Plus, for the S5, Audi pulled the front axle forward compared to the old S4, set up the Torsen center differential in the Quattro all-wheel-drive system for a default 40:60 front-to-rear torque split, and offered a proper torque vectoring rear differential under the very imaginative moniker of “Sport Differential.” While these tweaks didn’t suddenly turn the S5 into a BMW M3 competitor, it was sharper than any previous S-car, yet still a rolling sculpture of gorgeous design and upscale interior materials. Who wouldn’t want to daily drive that?
How Much Are We Talking?
Although the original S5 carried a princely price tag when it was new, you won’t need investment banker money to buy one used. If you live in an area with hellish traffic, the ease of the optional automatic gearbox is perfectly fine, and this automatic 2010 model year car recently sold on Cars & Bids for just $10,200. Considering it only has 97,300 miles on the clock, lived in sunny California for most of its life, and comes with the desirable sport differential and Bang & Olufsen audio system, that’s a hell of a lot of car for the money.
However, let’s say you do want to row your own gears, and are looking for more of a high-mileage hero. This 2009 manual S5 might be more your speed. It doesn’t have the desirable “peeler” wheels or the sport differential, but it did sell for just $7,000 on Cars & Bids back in May, and it sports a clean Carfax. While 143,800 miles is on the high end, it’s not something to fear in these cars, and that low, low hammer price makes it intriguing.

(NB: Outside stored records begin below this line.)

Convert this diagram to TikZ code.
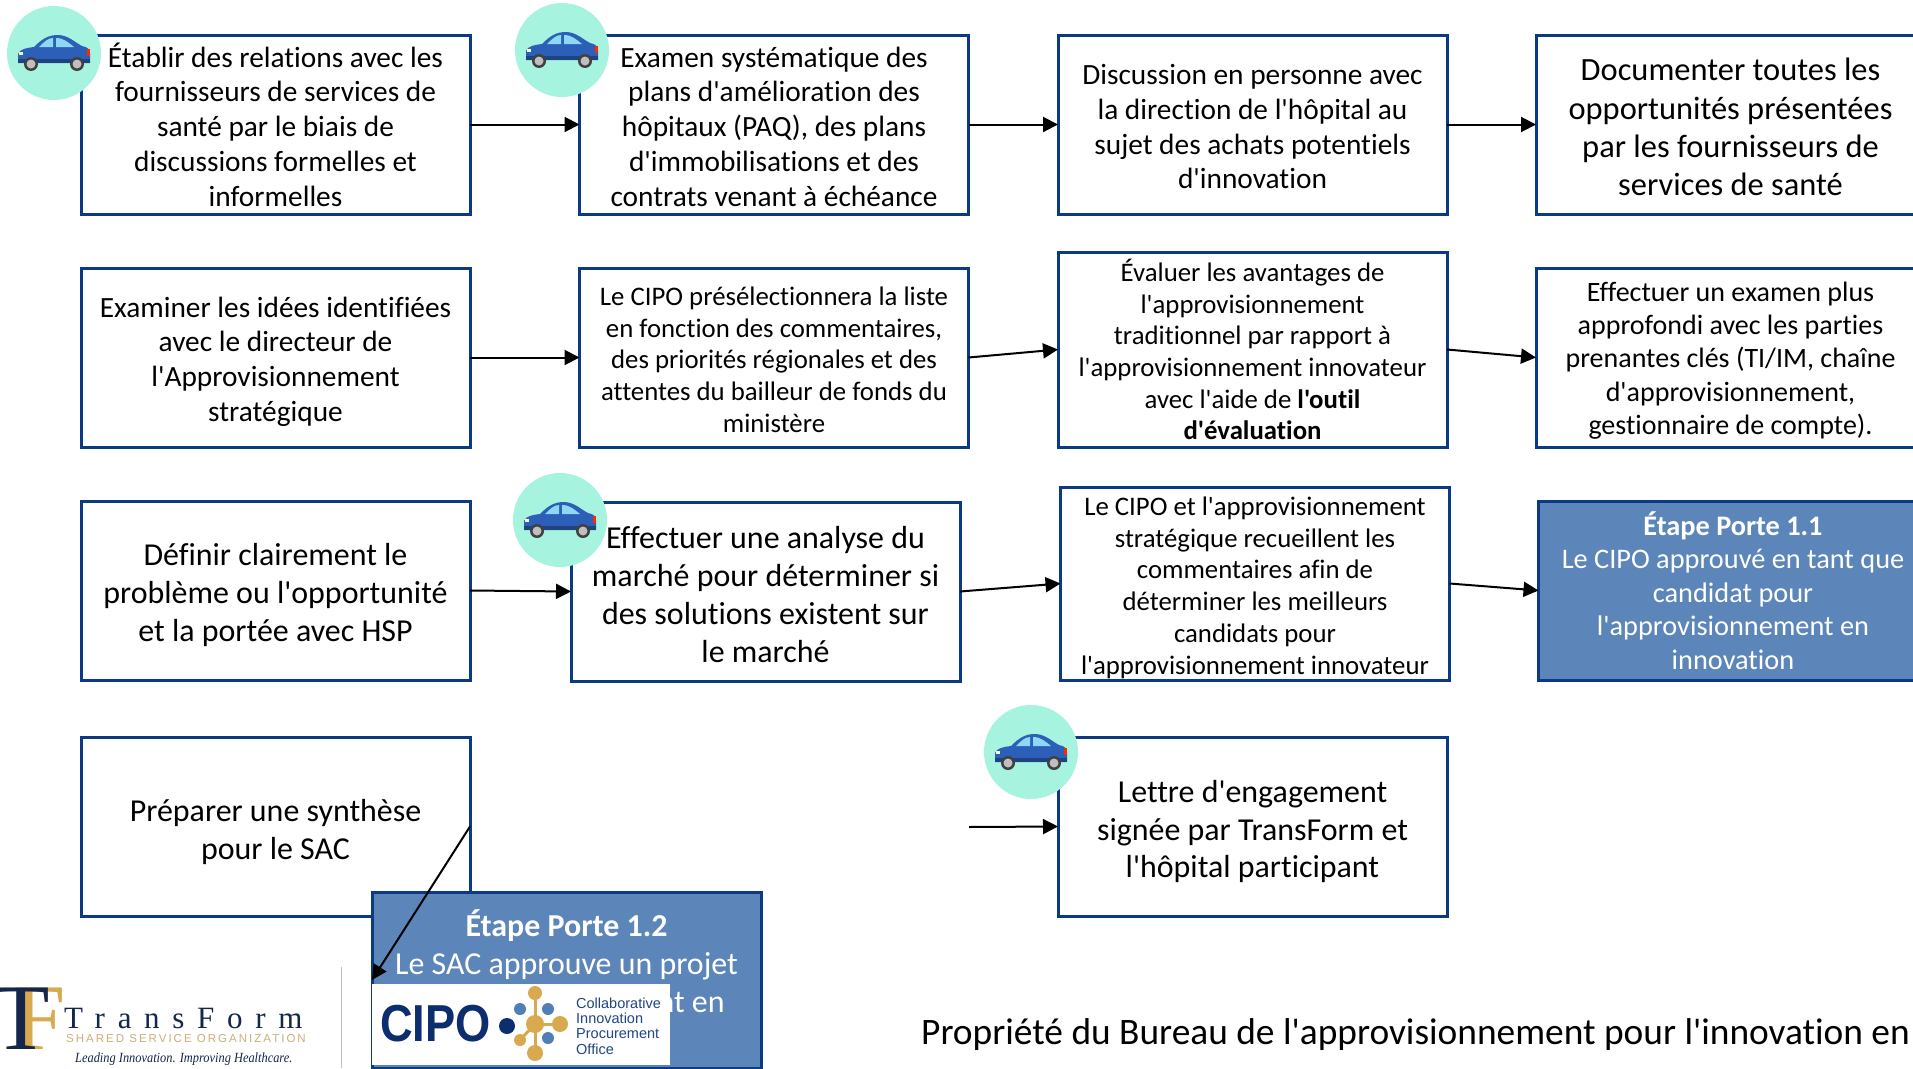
\documentclass[tikz,border=0pt]{standalone}
\usepackage{fontspec}
\usetikzlibrary{arrows.meta}
\newfontfamily\boxfont[Ligatures=CommonOff]{Carlito}
\newfontfamily\serifword[LetterSpace=41]{Liberation Serif}
\newfontfamily\sloganfont{Liberation Serif}
\newfontfamily\orgfont[LetterSpace=17.5]{Liberation Sans}
\newfontfamily\cipofont{Liberation Sans}
\definecolor{boxblue}{HTML}{0B3A84}
\definecolor{gateblue}{HTML}{5C86B9}
\definecolor{carmint}{HTML}{A6F4DF}
\definecolor{carbody}{HTML}{2C5FB8}
\definecolor{carglass}{HTML}{8FD8F5}
\definecolor{logonavy}{HTML}{14264A}
\definecolor{logogold}{HTML}{D9A94F}
\definecolor{logotan}{HTML}{C9AE78}
\definecolor{ciponavy}{HTML}{0C2D6E}
\definecolor{cipoblue}{HTML}{4F7FB5}
\newcommand{\sz}[1]{\pgfmathsetmacro\szfont{#1*1.03}\pgfmathsetmacro\szlead{#1*1.22}\fontsize{\szfont}{\szlead}\selectfont\boxfont}
\newcommand{\dn}[1]{\rule{0pt}{\dimexpr 0.7em+#1pt+#1pt\relax}}
\tikzset{
    car/.pic={
        \fill[carbody] (-36,10) -- (-36,1) .. controls (-34,-4) and (-28,-5) .. (-20,-6) .. controls (-12,-14) and (-6,-18) .. (4,-18) .. controls (14,-18) and (22,-10) .. (28,-7) .. controls (34,-6) and (36,-3) .. (36,0) -- (36,10) -- cycle;
        \fill[carglass] (-15,-6) .. controls (-10,-11) and (-6,-15) .. (-1,-15) -- (-1,-6) -- cycle;
        \fill[carglass] (2,-15) .. controls (10,-15) and (15,-10) .. (20,-6) -- (2,-6) -- cycle;
        \fill[red!70!orange] (33,-4) rectangle (36,3);
        \fill[white!80!yellow] (-35,-1) rectangle (-31,2);
        \fill[carbody!70!black] (-36,6) rectangle (36,10);
        \foreach \w in {-23,23} {
            \fill[black!75] (\w,11) circle (7);
            \fill[black!25] (\w,11) circle (4.5);
        }
    }
}
\begin{document}
\begin{tikzpicture}[x=1pt, y=-1pt,
    stepbox/.style={draw=boxblue, line width=3, fill=white, align=center, inner sep=0, outer sep=0, minimum width=389, minimum height=179, text=black},
    gate/.style={stepbox, fill=gateblue, text=white},
    carspot/.style={circle, fill=carmint, minimum size=94, inner sep=0},
    flow/.style={line width=2, -{Triangle[length=15,width=15]}}]
    \useasboundingbox (0,0) rectangle (1913,1068);
    \clip (0,0) rectangle (1913,1068);

    % row 1
    \node[stepbox, font=\sz{28.5}] (relations) at (275.5,124.5) {Établir des relations avec les\\fournisseurs de services de\\santé par le biais de\\discussions formelles et\\informelles};
    \node[stepbox, font=\sz{28.5}] (examen) at (774,124.5) {\dn{2}Examen systématique des\\plans d'amélioration des\\hôpitaux (PAQ), des plans\\d'immobilisations et des\\contrats venant à échéance};
    \node[stepbox, font=\sz{28.5}] (discussion) at (1252.5,124.5) {\dn{2}Discussion en personne avec\\la direction de l'hôpital au\\sujet des achats potentiels\\d'innovation};
    \node[stepbox, font=\sz{31.5}] (documenter) at (1730.5,124.5) {\dn{2.5}Documenter toutes les\\opportunités présentées\\par les fournisseurs de\\services de santé};

    % row 2
    \node[stepbox, font=\sz{28.5}] (idees) at (275.5,357.5) {\dn{4}Examiner les idées identifiées\\avec le directeur de\\l'Approvisionnement\\stratégique};
    \node[stepbox, font=\sz{26}] (liste) at (774,357.5) {\dn{2}Le CIPO présélectionnera la liste\\en fonction des commentaires,\\des priorités régionales et des\\attentes du bailleur de fonds du\\ministère};
    \node[stepbox, font=\sz{26}, minimum height=195] (avantages) at (1252.5,349.5) {Évaluer les avantages de\\l'approvisionnement\\traditionnel par rapport à\\l'approvisionnement innovateur\\avec l'aide de \textbf{l'outil}\\\textbf{d'évaluation}};
    \node[stepbox, font=\sz{27.2}] (parties) at (1730.5,357.5) {\dn{3}Effectuer un examen plus\\approfondi avec les parties\\prenantes clés (TI/IM, chaîne\\d'approvisionnement,\\gestionnaire de compte).};

    % row 3
    \node[stepbox, font=\sz{31}] (probleme) at (275.5,590.5) {\dn{4.5}Définir clairement le\\problème ou l'opportunité\\et la portée avec HSP};
    \node[stepbox, font=\sz{31}] (analyse) at (765.5,591.5) {\dn{3}Effectuer une analyse du\\marché pour déterminer si\\des solutions existent sur\\le marché};
    \node[stepbox, font=\sz{26}, minimum height=193] (candidats) at (1255,583.5) {\dn{4}Le CIPO et l'approvisionnement\\stratégique recueillent les\\commentaires afin de\\déterminer les meilleurs\\candidats pour\\l'approvisionnement innovateur};
    \node[gate, font=\sz{27.5}] (gateone) at (1733,590.5) {\textbf{Étape Porte 1.1}\\Le CIPO approuvé en tant que\\candidat pour\\l'approvisionnement en\\innovation};

    % row 4
    \node[stepbox, font=\sz{31}] (synthese) at (275.5,826.5) {\dn{5}Préparer une synthèse\\pour le SAC};
    \node[stepbox, font=\sz{31}] (lettre) at (1252.5,826.5) {\dn{5}Lettre d'engagement\\signée par TransForm et\\l'hôpital participant};
    \node[gate, font=\sz{31}, minimum height=176] (gatetwo) at (566.5,980) {\textbf{Étape Porte 1.2}\\Le SAC approuve un projet\\\phantom{d'approvisionneme}nt en\\\mbox{}};
    \coordinate (lettrein) at (969,827);

    \foreach \a/\b in {relations/examen,examen/discussion,discussion/documenter,idees/liste,liste/avantages,avantages/parties,probleme/analyse,analyse/candidats,candidats/gateone,synthese/gatetwo} {
        \draw[flow] (\a.east) -- (\b.west);
    }
    \draw[flow] (lettrein) -- (lettre.west);

    % cars
    \foreach \n/\x/\y in {one/54/53,two/562/50,three/560/520,four/1031/752} {
        \node[carspot] (spot\n) at (\x,\y) {};
        \pic at (spot\n) {car};
    }

    % transform logo
    \node[inner sep=0, text=logogold, font=\fontsize{94}{94}\selectfont\sloganfont] (logof) at (40,1019) {F};
    \node[inner sep=0, text=logonavy, font=\fontsize{94}{94}\selectfont\sloganfont] (logot) at (21,1019) {T};
    \node[inner sep=0, anchor=west, text=logonavy, font=\fontsize{31}{31}\selectfont\serifword] (logoname) at (64,1018) {TransForm};
    \node[inner sep=0, anchor=west, text=logotan, font=\fontsize{11.5}{11.5}\selectfont\orgfont] (logoorg) at (66,1039) {SHARED SERVICE ORGANIZATION};
    \node[inner sep=0, anchor=west, xscale=0.885, text=logonavy, font=\fontsize{14}{14}\selectfont\sloganfont\itshape] (logoslogan) at (75,1059) {Leading Innovation. Improving Healthcare.};
    \draw[black!25, line width=1] (341,967) -- (341,1068);

    % cipo logo
    \node[fill=white, inner sep=0, minimum width=298, minimum height=81] (cipobox) at (521,1024.5) {};
    \node[inner sep=0, anchor=west, xscale=0.87, text=ciponavy, font=\fontsize{52}{52}\selectfont\cipofont\bfseries] (cipoword) at (380,1024) {CIPO};
    \fill[ciponavy] (507,1026) circle (8);
    \foreach \px/\py in {535/993,535/1053,560/1024,520/1040} {\draw[logogold, line width=3] (535,1024) -- (\px,\py);}
    \foreach \px/\py/\r in {535/993/7,535/1053/8,560/1024/8,520/1040/6,535/1024/9} {\fill[logogold] (\px,\py) circle (\r);}
    \foreach \px/\py in {520/1009,548/1009,548/1038} {\fill[cipoblue] (\px,\py) circle (6);}
    \node[inner sep=0, anchor=west, align=left, text=ciponavy!70!cipoblue, font=\fontsize{14.5}{15.4}\selectfont\cipofont] (ciponame) at (576,1026) {Collaborative\\Innovation\\Procurement\\Office};

    % footer
    \node[inner sep=0, anchor=west, font=\sz{36.3}] (footer) at (921,1035) {Propriété du Bureau de l'approvisionnement pour l'innovation en};
\end{tikzpicture}
\end{document}
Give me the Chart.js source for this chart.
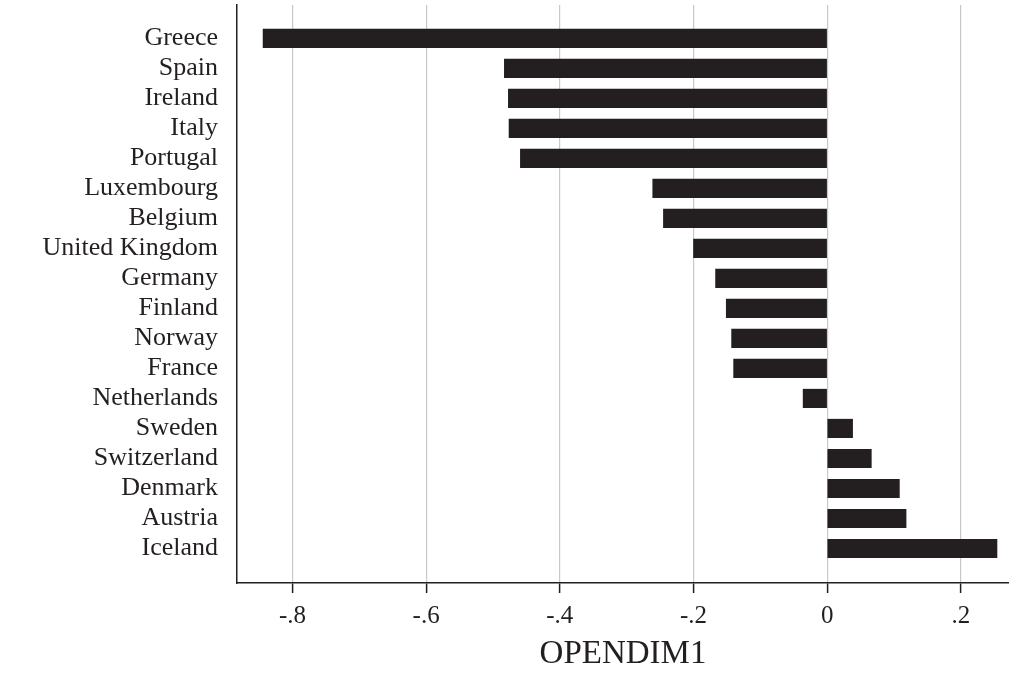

Alright, so what about an example that falls somewhere in between the black S5 and the silver S5? Well, how about this blue 2009 S5? It sold on Bring A Trailer late last year for just $9,700, had 106,000 miles on the clock, and featured the lovely touches of the Bang & Olufsen sound system and the six-speed manual gearbox. Talk about temptation.
What Could Possibly Go Wrong On A V8 Audi S5?
I know what you’re probably thinking — don’t Audi V8s have timing chain problems? While the V8-powered S4 that preceded the S5 had catastrophically expensive timing system issues, the S5 took a page from the RS4 and used its metal timing guides and tensioners. This means that timing system failures aren’t at all widely reported on V8 Audi S5s, so perhaps prior stigma is depressing current values.
In fact, the most common issue with the V8 S5 is one that’s shared with pretty much all cars with gasoline direct injection — carbon buildup. Periodic walnut cleaning to break up carbon deposits on the backs of the valves is a good idea, so expect to spend around $500 at an independent shop every 60,000 miles to restore power and efficiency.
That actually brings us onto another potential issue with the Audi S5, and that’s the intake runner flaps getting gunged up with carbon. Thankfully, owners report that removing the manifold and cleaning out the carbon deposits frequently fixes this issue for a few hundred dollars worth of labor. However, if everything’s beyond saving, a new intake manifold costs $1,713.99 from FCP Euro, but that’s a relatively rare worst-case scenario.
Should You Buy A V8 Audi S5?
Normally, heavily depreciated German luxury cars are vehicles to stay away from, especially when they’re high-performance variants. However, with time, the V8-powered Audi S5 has proven reliable enough that it could still make a good daily driver today. Sure, the threat of the intake manifold potentially being too clogged up with carbon to save is real, but if you set aside $2,000, that’s the only major thing you’d need to worry about.
Besides, where else are you getting a coupe that does everything the original Audi S5 does? From the V8 soundtrack to the all-wheel-drive snow traction to the involvement of a manual transmission, it’s a rare combination that could’ve only happened between 2008 and 2012.